Today I try to check on Firas, who lives in Bahrain, but I do not dare ask him about his house in Shaqra, the one he restored. One war is enough for him; there is no need to remind him of a second.
This is the story of Abu Tarif’s house, which the Israelis blew up on the same day they destroyed Abu Radwan’s home in 1986. The family rebuilt it, only for it to be destroyed again in 2024. My aunt Umm Mohammad’s house also followed the same cycle: it was blown up, rebuilt, then shelled, and rebuilt again. All of this happened before the latest war, before the villagers once again reopened the count of their dead and their destroyed homes.
My uncle Ali Samad’s house remained standing until the latest war, in which he was killed. To this day, I have not allowed myself to place that house in my memory as something perishable. When I passed by it, I turned my face away.
This is Shaqra, less than seven kilometers from the Israeli border. The distance is even shorter than what Israeli media suggested would be the depth of the buffer zone the Israeli army intends to establish. My relatives doubt that Shaqra will fall within it. They say that Wadi al-Slouqi, which separates Shaqra from the town of Houla, will mark the boundary of the buffer zone.
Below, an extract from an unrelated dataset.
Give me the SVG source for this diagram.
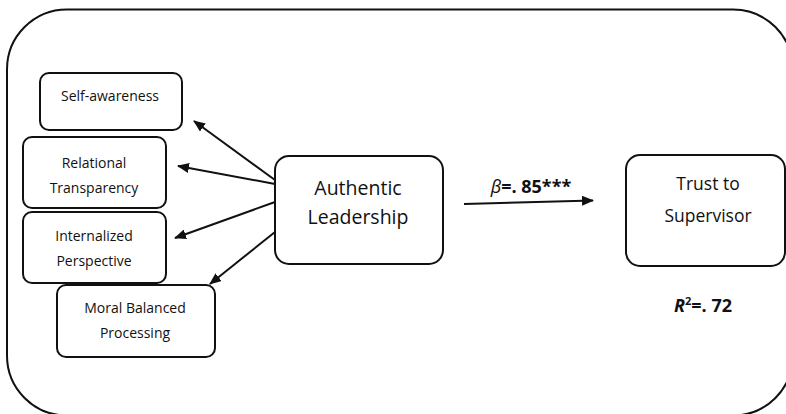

“Poor Houla,” my cousin said, whose family has long had ties to Houla because of the Communist Party, to which his father belonged, as did most of Houla’s residents in the 1960s and 1970s.
Houla, separated from us in Shaqra by Wadi al-Slouqi, remained under occupation until the year 2000. Families displaced from there often lived in our town. The daughter of our neighbor Abu Mohammad Wezani married a man from Houla whose name I no longer remember. Those who moved from Houla to live in Shaqra were always called “the people of Houla,” even after decades of living among us.
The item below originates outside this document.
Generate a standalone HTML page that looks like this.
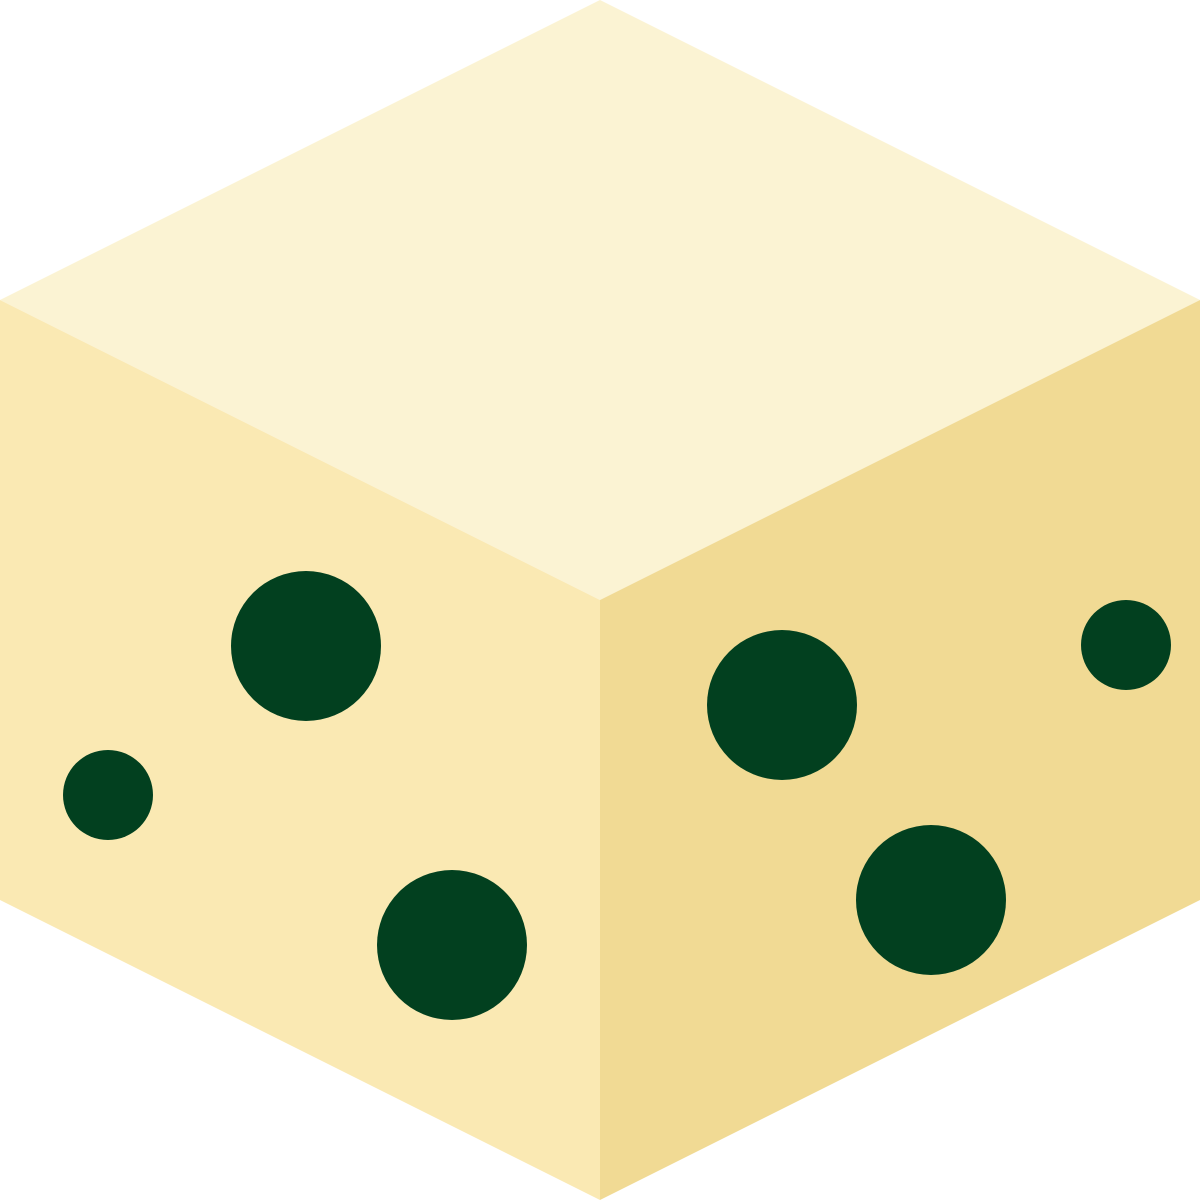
<!DOCTYPE html>
<html>
<head>
<meta charset="utf-8">
<style>
html,body{margin:0;padding:0;background:#fff;}
svg{display:block;}
</style>
</head>
<body>
<svg width="1201" height="1201" viewBox="0 0 1201 1201">
  <polygon points="600,0 1200,300 600,600 0,300" fill="#FBF3D3"/>
  <polygon points="0,300 600,600 600,1200 0,900" fill="#FAE9B3"/>
  <polygon points="600,600 1200,300 1200,900 600,1200" fill="#F1DA94"/>
  <circle cx="306" cy="646" r="75" fill="#02401F"/>
  <circle cx="108" cy="795" r="45" fill="#02401F"/>
  <circle cx="452" cy="945" r="75" fill="#02401F"/>
  <circle cx="782" cy="705" r="75" fill="#02401F"/>
  <circle cx="1126" cy="645" r="45" fill="#02401F"/>
  <circle cx="931" cy="900" r="75" fill="#02401F"/>
</svg>
</body>
</html>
Houla’s tragedy, however, began long before its official occupation. In 1948, the town witnessed the well-known massacre carried out by the Zionist Irgun organization, whose fighters infiltrated the town and executed dozens of its residents by firing squad. Shaqra, too, had its share in that massacre. One of my relatives was among those executed.
Our rural lives were always accompanied by stories of houses destroyed and rebuilt. We used to compare the two versions of the same house. We grew up with stories of homes that we were expected to continue living in, though rebuilt in entirely different designs. My uncle Adnan’s house is one example. We spent part of our childhood and mischief in its ground floor. The Israelis blew it up in 1981, and when it was rebuilt differently, it was no longer a place we returned to. The same is true of Abu Tarif’s house. When I visited it after it had been rebuilt, I felt it was not the same house where I had spent so much of my childhood and adolescence.
Will this war bring us a third version of these houses? A third version of Shaqra, from which every war pushes me a little further away.
I examine the videos that reach me, hoping to find a house in its first version. On the television screen, I read the news of another airstrike targeting Shaqra. I open the videos and study the houses. Fadi told me that the latest strike may have hit the house of our neighbor,s Abu Mohammad and Umm Mohammad Wezani. The video reaches me, but I cannot be sure. The house, in its new version, was built during my absence.